Incidentally, nobody should have any delusions: Murderous Islamist hostility to the West in general and the US in particular would not be defused by the elimination of Israel. The purported imperative to destroy the Zionist enterprise is a convenient pretext for galvanizing the masses. If Israel were brought down, however, the fundamentalists would simply move onto the next spurious example of ostensible Western decadence to justify the assault.
THE RAMAT Shlomo affair was an extremely unfortunate but eminently containable dispute – indeed, it had been contained.
By inflating that issue into a public crisis of faith in its ally, the administration has given encouragement to Israel’s adversaries and turned more of Israel’s dwindling ranks of friends against us – another lost slice of the international community and, significantly, a potentially sizable chunk of the American public, notably including a proportion of the overwhelmingly Democratic-voting American Jewish public.
This is not a case of a frustrated administration helping Israel toward what it regards as necessary compromise via tough love.

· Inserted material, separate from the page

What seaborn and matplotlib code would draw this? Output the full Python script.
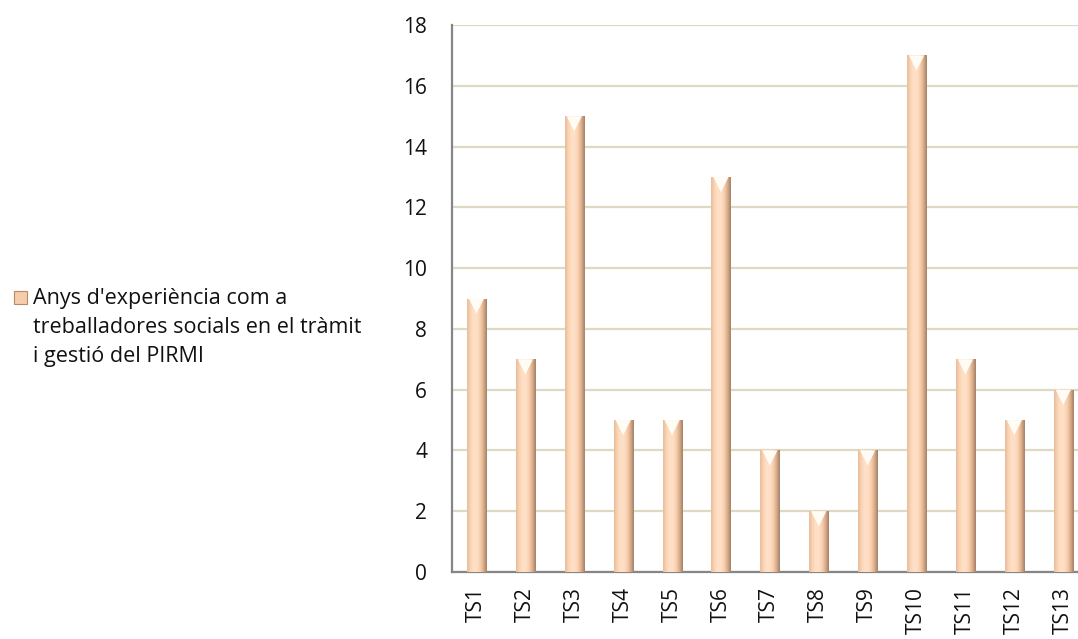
import matplotlib
matplotlib.use("Agg")
import matplotlib.pyplot as plt
import numpy as np
import pandas as pd
import seaborn as sns
from matplotlib.patches import Polygon, Rectangle
from matplotlib.colors import LinearSegmentedColormap

categories = ["TS1", "TS2", "TS3", "TS4", "TS5", "TS6", "TS7", "TS8", "TS9", "TS10", "TS11", "TS12", "TS13"]
years = [9, 7, 15, 5, 5, 13, 4, 2, 4, 17, 7, 5, 6]
series_label = "Anys d'experiència com a\ntreballadores socials en el tràmit\ni gestió del PIRMI"
y_ticks = [0, 2, 4, 6, 8, 10, 12, 14, 16, 18]

df = pd.DataFrame({"cat": categories, "val": years})

sns.set_style("white")
plt.rcParams["font.family"] = ["Open Sans", "DejaVu Sans"]

W, H = 1078, 639
fs = 15
fig = plt.figure(figsize=(W / 100, H / 100), dpi=100)
# axis spans past the right edge of the picture, as in the reference
left, right, top, bottom = 452, 452 + 13 * 48.9, 25, 572
ax = fig.add_axes([left / W, 1 - bottom / H, (right - left) / W, (bottom - top) / H])

bar_w = 0.39
sns.barplot(data=df, x="cat", y="val", color="#FBD5B5", width=bar_w, ax=ax,
            edgecolor="none", zorder=3)

# shading: slightly darker sides, light centre, dark shadow on the right
shade = LinearSegmentedColormap.from_list(
    "peach", ["#E8BC9A", "#FAD4B4", "#FFE0C6", "#FFE0C6", "#F8CFAE", "#DDAE8A", "#A2806A"])
grad = np.linspace(0, 1, 64).reshape(1, -1)
for patch in list(ax.patches):
    x0, w, h = patch.get_x(), patch.get_width(), patch.get_height()
    im = ax.imshow(grad, cmap=shade, aspect="auto", extent=(x0, x0 + w, 0, h),
                   zorder=3.5, interpolation="bicubic")
    im.set_clip_path(patch)
    tri_h = 0.5
    ax.add_patch(Polygon([(x0 + 0.1 * w, h), (x0 + 0.9 * w, h), (x0 + w / 2, h - tri_h)],
                         closed=True, facecolor="#FFFBF5", edgecolor="none", zorder=4))

ax.set_xlim(-0.5, 12.5)
ax.set_ylim(0, 18)
ax.set_yticks(y_ticks)
ax.yaxis.grid(True, color="#DDD9C3", linewidth=1.6, zorder=0)
ax.set_axisbelow(True)
ax.set_xlabel("")
ax.set_ylabel("")

ax.set_xticks(range(len(categories)))
ax.set_xticklabels(categories, rotation=90, fontsize=fs, color="#111111")
ax.set_xticks(np.arange(-0.5, 13, 1), minor=True)
ax.tick_params(axis="x", which="major", length=0, pad=11)
ax.tick_params(axis="x", which="minor", length=7, width=1.3, color="#868686", direction="out")
ax.tick_params(axis="y", which="major", length=7, width=1.3, color="#868686",
               direction="out", labelsize=fs, pad=11, labelcolor="#111111")

for s in ["top", "right"]:
    ax.spines[s].set_visible(False)
for s in ["left", "bottom"]:
    ax.spines[s].set_color("#868686")
    ax.spines[s].set_linewidth(1.6)

# legend on the left
sq = Rectangle((14 / W, 1 - 304 / H), 13 / W, 13 / H, transform=fig.transFigure,
               facecolor="#F6CDAA", edgecolor="#B88A68", linewidth=0.8)
fig.add_artist(sq)
fig.text(33 / W, 1 - 288 / H, series_label, fontsize=fs + 0.5, va="top", ha="left",
         linespacing=1.5, color="#111111")

fig.savefig("out.png", dpi=100)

And its repercussions have gone far beyond teaching the mistrusted Netanyahu a lesson in correct behavior toward crucial allies.
It was a crisis, a coldly reignited crisis, and it remains a crisis even as it is being downplayed. It has emboldened our enemies and thus risked putting each and every Israeli citizen in more danger than they were a few days ago. It has rendered our country more vulnerable to those plentiful forces – forces antithetical to Israeli and to American values and interests – that want to see us wiped out.
Israel’s dysfunctional government slapped Joe Biden and the American government in the face. What the administration has done in return is far more sinister.